This year has been a cold slap in the face to business-as-usual. But, apparently, it has not been enough to jolt us from our pre-COVID cocoons of complacency. That may be changing, as the responses to important, but siloed, issues begin to intersect to form an effective solution set.
Reigning in global carbon emissions remains a critical, stubborn global challenge. Because of the economic impact of the novel corona virus, emissions are projected to be 7% less in 2020 than in 2019. But that trend is already being reversed as global industry gears up and high level calls for a “green” restart go unheeded. The result, as identified in an interesting new analysis, is that over the next 50 years, the earth’s barely livable hot zone could expand from 1% to 19% of its surface. This zone would include some of the world’s most populous, poverty stricken, and precarious nations.
An excellent new article on climate strategy notes that the fixation on a transformative climate revolution is undercutting the practical but impactful actions that can be taken within the current confines of national and international politics.
One element of the strategy is the “big role” that nuclear power could play in reducing global electric power emissions. But, the article underscores that this will require new technologies that can bring down the high costs of nuclear energy.
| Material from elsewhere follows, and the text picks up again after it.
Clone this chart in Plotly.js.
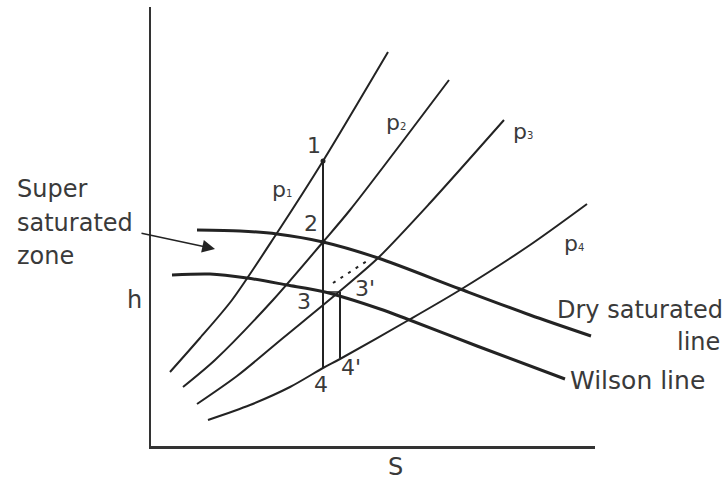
<!DOCTYPE html>
<html>
<head>
<meta charset="utf-8">
<script src="https://cdn.plot.ly/plotly-3.0.1.min.js"></script>
<style>html,body{margin:0;padding:0;background:#fff;}#chart{width:728px;height:480px;}</style>
</head>
<body>
<div id="chart"></div>
<script>
// Values (S = entropy, h = enthalpy, arbitrary units)
const p1S = [19, 49, 81, 126, 172, 237];
const p1H = [74, 108, 146, 213, 285, 394];
const p2S = [32, 64, 122, 172, 199, 298];
const p2H = [59, 86, 146, 204, 236, 366];
const p3S = [46, 86, 132, 189, 227, 279, 353];
const p3H = [42, 70, 108, 155, 188, 243, 326];
const p4S = [57, 99, 139, 172, 189, 256, 309, 379, 436];
const p4H = [26, 41, 59, 78, 87, 125, 156, 201, 242];
const drySatS = [46, 89, 126, 172, 227, 309, 379, 440];
const drySatH = [216, 215, 212, 204, 188, 157, 131, 110];
const wilsonS = [21, 59, 96, 136, 174, 229, 256, 326, 414];
const wilsonH = [171, 172, 168, 161, 154, 137, 127, 100, 67];
// process points
const statePts = {
  "1": [172, 285], "2": [172, 204], "3": [172, 154],
  "3'": [189, 154], "4": [172, 78], "4'": [189, 88]
};
const dashS = [182, 216];
const dashH = [163, 185];
// isobar label anchors (S, h) and subscripts
const pNames = ['1', '2', '3', '4'];
const pLabS = [128, 242, 369, 420];
const pLabH = [257, 323, 315, 203];
const S_MAX = 444, H_MAX = 439;

const ink = '#232323';
const txt = '#3a3a3a';
const FONT = 'DejaVu Sans, Arial, sans-serif';

function curve(x, y, w) {
  return {x: x, y: y, mode: 'lines', line: {color: ink, width: w, shape: 'spline', smoothing: 0.8}, hoverinfo: 'skip', showlegend: false};
}
function seg(a, b, w, dash) {
  return {x: [statePts[a][0], statePts[b][0]], y: [statePts[a][1], statePts[b][1]], mode: 'lines',
    line: {color: ink, width: w, dash: dash || 'solid'}, hoverinfo: 'skip', showlegend: false};
}

const traces = [
  curve(p1S, p1H, 2), curve(p2S, p2H, 2), curve(p3S, p3H, 2), curve(p4S, p4H, 2),
  curve(drySatS, drySatH, 3), curve(wilsonS, wilsonH, 3),
  seg("1", "4", 2), seg("3'", "4'", 2), seg("3", "3'", 1.5),
  {x: dashS, y: dashH, mode: 'lines', line: {color: ink, width: 2, dash: '3px,6px'}, hoverinfo: 'skip', showlegend: false},
  {x: [statePts["1"][0], statePts["2"][0]], y: [statePts["1"][1], statePts["2"][1]], mode: 'markers',
    marker: {color: ink, size: 5}, hoverinfo: 'skip', showlegend: false},
  {x: [514, 514], y: [94, 108], mode: 'lines', line: {color: '#e2e2e2', width: 1.5}, hoverinfo: 'skip', showlegend: false}
];

// labels placed in paper coordinates derived from (S, h) so they may sit outside the axes
function lab(text, s, h, size, xanchor) {
  return {text: text, x: s / S_MAX, y: h / H_MAX, xref: 'paper', yref: 'paper', showarrow: false,
    xanchor: xanchor || 'center', yanchor: 'middle', font: {family: FONT, size: size, color: txt}};
}

const annotations = [
  lab('1', 163, 301, 22), lab('2', 160, 222, 22), lab('3', 153, 145, 22),
  lab("3'", 214, 158, 22), lab('4', 170, 62, 22), lab("4'", 200, 79, 22),
  lab('Super', -136, 257, 24, 'left'), lab('saturated', -136, 223, 24, 'left'), lab('zone', -136, 190, 24, 'left'),
  lab('h', -17, 146, 24), lab('S', 244, -21, 24),
  lab('Dry saturated', 404, 136, 24, 'left'), lab('line', 571, 104, 24, 'right'),
  lab('Wilson line', 417, 66, 25, 'left'),
  {x: 64 / S_MAX, y: 197 / H_MAX, ax: -11 / S_MAX, ay: 213 / H_MAX, xref: 'paper', yref: 'paper', axref: 'paper', ayref: 'paper',
    text: '', showarrow: true, arrowhead: 2, arrowsize: 1.6, arrowwidth: 1.6, arrowcolor: ink}
];
pNames.forEach((n, i) => {
  annotations.push(lab('p', pLabS[i], pLabH[i], 22));
  annotations.push(lab(n, pLabS[i] + 10, pLabH[i] - 4, 10));
});

const layout = {
  width: 728, height: 480,
  margin: {l: 151, r: 133, t: 7, b: 34, pad: 0},
  paper_bgcolor: '#fff', plot_bgcolor: '#fff',
  showlegend: false,
  xaxis: {range: [0, S_MAX], showgrid: false, zeroline: false, showticklabels: false, ticks: '',
    showline: true, linecolor: '#333', linewidth: 2.5, fixedrange: true},
  yaxis: {range: [0, H_MAX], showgrid: false, zeroline: false, showticklabels: false, ticks: '',
    showline: true, linecolor: '#333', linewidth: 2.5, fixedrange: true},
  annotations: annotations
};

Plotly.newPlot('chart', traces, layout, {staticPlot: true, displayModeBar: false});
</script>
</body>
</html>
And that will require significantly more investment and sustained political support.
Interestingly, in the sad circus that now passes for American policymaking, a strong bipartisan consensus has solidified on the need for the next generation of nuclear power.
This foundation has been built on bipartisan legislation that has sought to modernize the regulatory structure of advanced reactors, spur on accelerated demonstration of the technologies, and provide funding for eventual export.
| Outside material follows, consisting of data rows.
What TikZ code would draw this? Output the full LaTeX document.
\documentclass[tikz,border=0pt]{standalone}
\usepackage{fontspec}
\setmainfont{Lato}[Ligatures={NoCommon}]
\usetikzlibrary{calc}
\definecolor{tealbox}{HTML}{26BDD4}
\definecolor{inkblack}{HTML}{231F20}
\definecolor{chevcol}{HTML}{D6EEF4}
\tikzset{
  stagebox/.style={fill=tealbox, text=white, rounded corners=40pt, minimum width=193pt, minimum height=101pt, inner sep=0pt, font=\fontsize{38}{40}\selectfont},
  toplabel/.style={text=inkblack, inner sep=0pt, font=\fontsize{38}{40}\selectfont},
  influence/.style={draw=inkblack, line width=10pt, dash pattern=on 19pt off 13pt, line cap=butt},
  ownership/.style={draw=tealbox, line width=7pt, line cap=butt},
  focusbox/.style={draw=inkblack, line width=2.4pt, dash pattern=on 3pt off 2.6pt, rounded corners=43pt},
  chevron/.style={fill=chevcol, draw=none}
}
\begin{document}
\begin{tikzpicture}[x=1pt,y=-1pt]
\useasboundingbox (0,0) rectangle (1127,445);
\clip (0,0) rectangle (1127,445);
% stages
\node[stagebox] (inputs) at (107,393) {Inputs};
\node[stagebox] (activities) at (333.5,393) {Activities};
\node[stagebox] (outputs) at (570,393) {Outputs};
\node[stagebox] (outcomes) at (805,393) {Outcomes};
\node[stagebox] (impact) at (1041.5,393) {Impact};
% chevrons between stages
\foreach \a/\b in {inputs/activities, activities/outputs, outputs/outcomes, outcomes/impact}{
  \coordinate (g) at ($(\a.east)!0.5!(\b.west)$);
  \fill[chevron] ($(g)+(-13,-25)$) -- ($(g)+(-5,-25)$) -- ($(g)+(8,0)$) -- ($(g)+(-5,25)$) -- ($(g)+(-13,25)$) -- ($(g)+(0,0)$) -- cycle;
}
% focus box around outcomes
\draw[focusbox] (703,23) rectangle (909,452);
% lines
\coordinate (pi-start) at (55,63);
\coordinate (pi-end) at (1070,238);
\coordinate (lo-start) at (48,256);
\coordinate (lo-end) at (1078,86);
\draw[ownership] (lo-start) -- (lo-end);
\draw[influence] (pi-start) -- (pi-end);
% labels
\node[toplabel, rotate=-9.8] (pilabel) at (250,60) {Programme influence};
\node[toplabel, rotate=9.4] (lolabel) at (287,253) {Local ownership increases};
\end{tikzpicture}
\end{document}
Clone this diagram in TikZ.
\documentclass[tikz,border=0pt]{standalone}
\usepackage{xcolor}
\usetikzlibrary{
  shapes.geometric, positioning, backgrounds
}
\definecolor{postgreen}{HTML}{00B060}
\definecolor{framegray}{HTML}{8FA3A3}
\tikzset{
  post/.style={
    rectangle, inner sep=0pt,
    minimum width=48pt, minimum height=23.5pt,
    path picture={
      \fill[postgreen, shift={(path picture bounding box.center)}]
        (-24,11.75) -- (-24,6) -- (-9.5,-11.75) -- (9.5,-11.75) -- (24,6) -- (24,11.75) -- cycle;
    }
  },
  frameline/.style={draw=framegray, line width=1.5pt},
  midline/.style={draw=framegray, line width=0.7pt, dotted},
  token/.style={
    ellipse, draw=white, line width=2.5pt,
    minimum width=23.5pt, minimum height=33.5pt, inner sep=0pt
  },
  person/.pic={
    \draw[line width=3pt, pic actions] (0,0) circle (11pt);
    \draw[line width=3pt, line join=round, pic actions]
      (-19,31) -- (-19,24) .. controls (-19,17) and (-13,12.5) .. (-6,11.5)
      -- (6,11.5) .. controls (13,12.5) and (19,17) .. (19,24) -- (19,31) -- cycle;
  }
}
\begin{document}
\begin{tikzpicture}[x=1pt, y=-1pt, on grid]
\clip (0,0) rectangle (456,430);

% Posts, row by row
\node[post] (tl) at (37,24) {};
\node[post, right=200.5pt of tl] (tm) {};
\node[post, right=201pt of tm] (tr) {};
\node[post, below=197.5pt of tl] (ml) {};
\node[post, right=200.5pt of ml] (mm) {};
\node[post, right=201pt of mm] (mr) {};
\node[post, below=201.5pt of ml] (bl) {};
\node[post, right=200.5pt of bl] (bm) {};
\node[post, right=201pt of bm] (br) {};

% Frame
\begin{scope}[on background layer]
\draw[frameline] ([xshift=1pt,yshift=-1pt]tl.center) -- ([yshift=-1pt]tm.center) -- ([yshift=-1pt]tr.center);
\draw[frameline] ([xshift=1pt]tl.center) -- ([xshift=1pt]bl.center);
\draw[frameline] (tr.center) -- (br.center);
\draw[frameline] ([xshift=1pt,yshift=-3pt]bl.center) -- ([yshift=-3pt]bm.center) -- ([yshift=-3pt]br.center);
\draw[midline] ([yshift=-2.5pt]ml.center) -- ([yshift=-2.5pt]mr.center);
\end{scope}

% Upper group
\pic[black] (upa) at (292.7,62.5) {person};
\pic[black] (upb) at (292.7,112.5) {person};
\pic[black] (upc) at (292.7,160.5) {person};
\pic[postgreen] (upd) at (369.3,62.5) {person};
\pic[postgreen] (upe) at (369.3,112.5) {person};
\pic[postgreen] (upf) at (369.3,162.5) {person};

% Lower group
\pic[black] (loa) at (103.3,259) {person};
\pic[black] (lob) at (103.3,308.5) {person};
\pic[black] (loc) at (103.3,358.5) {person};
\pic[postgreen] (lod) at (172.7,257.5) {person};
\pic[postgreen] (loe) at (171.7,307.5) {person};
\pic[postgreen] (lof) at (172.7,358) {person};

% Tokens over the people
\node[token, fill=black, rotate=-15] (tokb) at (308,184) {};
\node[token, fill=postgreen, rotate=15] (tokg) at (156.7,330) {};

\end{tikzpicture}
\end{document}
The change in export support is fairly radical, as a new agency created by the Congress, the International Development Finance Corporation (IDFC), has removed a legacy prohibition on financially supporting nuclear projects.
But, even the IDFC’s announcement of the potential policy change, which made specific reference to the role advanced reactors could play in emerging markets and its value for carbon reduction, nonproliferation standards, and U.S. global influence, generated a rattled response about the security dangers of changing the nuclear status quo.
The issue of maintaining strong nonproliferation standards is absolutely critical to global security and the future of nuclear power. Despite its current state of disorder, the U.S., and its allies, are better equipped to lead that fight than Russia or China, which very effectively use state financing to export their reactors and undermine U.S. nonproliferation values.
But you can’t win a fight if you are not in the ring, and this is something that both sides of the political aisle in America now grasp.
While the country is being wracked by partisanship in a presidential election year, both the Democrats-only House Select Committee on the Climate Crisis and the presumptive Democratic party nominee have expressed support for advanced nuclear technologies. In addition, a new organization, formed by a group of politically progressive women, promises fresh approaches to working with the climate advocacy community to foster better understanding of the role of next-gen nuclear.
These progressive positions are not in conflict with the current administration which recently released a new U.S. nuclear export strategy and is aggressively pursuing next-gen reactor technologies to support evolving defense objectives and other national goals.
Beyond the U.S., the Liberal Party government of Canada continues its aggressive work on Small Modular Reactors (SMRs) including developing an SMR Action Plan that follows its 2018 SMR Roadmap. Further, Canada’s Natural Resources Minister recently stated, “I’ve said it before, and I’ll say it again: there is no way of achieving our goal of net-zero emissions by 2050 without nuclear energy.” This reference encompassed all nuclear technologies including the next generation.
This cross-party political support will make it difficult to drive a political wedge that excludes next-gen nuclear from being part of the global climate and clean energy solution set. And, surprisingly, the political mainstream seems to be ahead of the majority of the non-governmental community on the nexus of these issues.
Too often the environmental and nuclear nonproliferation communities close out important global concerns that do not fit neatly into their traditional issue scope. But the intensifying intersection of new global realities is making it clear that the business-as-usual issue silos cannot thrive or ultimately survive in this new environment. Creative cross-sector thinking is beginning to seep to the surface. It’s value certainly will become contagious.